Joseph highlights the report’s finding of a highly fragmented market. This market fragmentation is one of the reasons I’m sceptical about the success of a ‘one metadata to rule them all’ solution to OA indexing and discovery. It seems that DOAJ-listed OA journal titles can’t even find their way in full-text into the largest of commercial databases (such as EBSCO Complete) at higher levels than just over 20%. When last heard of the Web of Science / Scopus seemed to be barely scraping 1,000 OA arts and humanities titles indexed. One art history study found that Google Scholar could index only half the DOAJ’s OA art history titles. A dastardly conspiracy to keep OA titles out of these big indexes seems unlikely. So I suspect it’s largely due to many OA editors in the arts and humanities not giving a fig about providing the means to automatically index their content. Their widespread lack of something as basic as RSS feeds seems to confirm that. Add to that the fact that only 56% of DOAJ journals can supply the DOAJ with article metadata. Persuading non-librarian types to do something as simple tag all their back-issue content with some simple new machine-readable OA tag, thus seems rather a long shot. Persuading mainstream publishers to do the same? Well… I suspect one would wait forever for that. Nor are librarians likely to be of much use, after the fact of publication — since they seem to have mostly failed to apply even their own metadata standards to open content, and open repository metadata quality is reported to be dire.
Wouter has hacked out a Google Scholar API workflow today, sort of. I suspect the reason Scholar has never offered an API is the agreements Google has with the large commercial journal publishers and citation database providers.
A new study, “Google Scholar and DSpace”…
“The average indexing ratio [in Google Scholar] for our sample of 10 recent DSpace repositories is 64.8%”

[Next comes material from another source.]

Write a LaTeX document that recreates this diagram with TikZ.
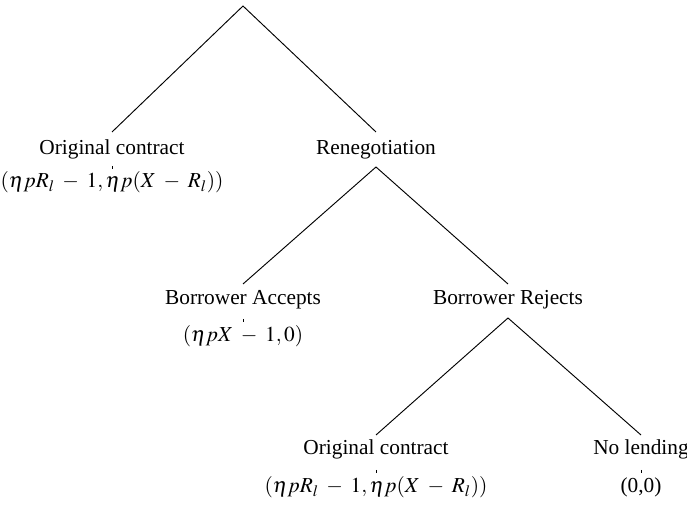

I wonder if the interface presentation has an influence? http://circle.ubc.ca/ is totally hardcore in presentation and keywording, and is indexed at 99%. Whereas http://dash.harvard.edu/ has a more student-friendly blog-like look and feel to it, and is indexed at just 26% despite the harvard.edu domain. But perhaps not, as I guess its more likely due to the presence or otherwise of good machine-readable metadata.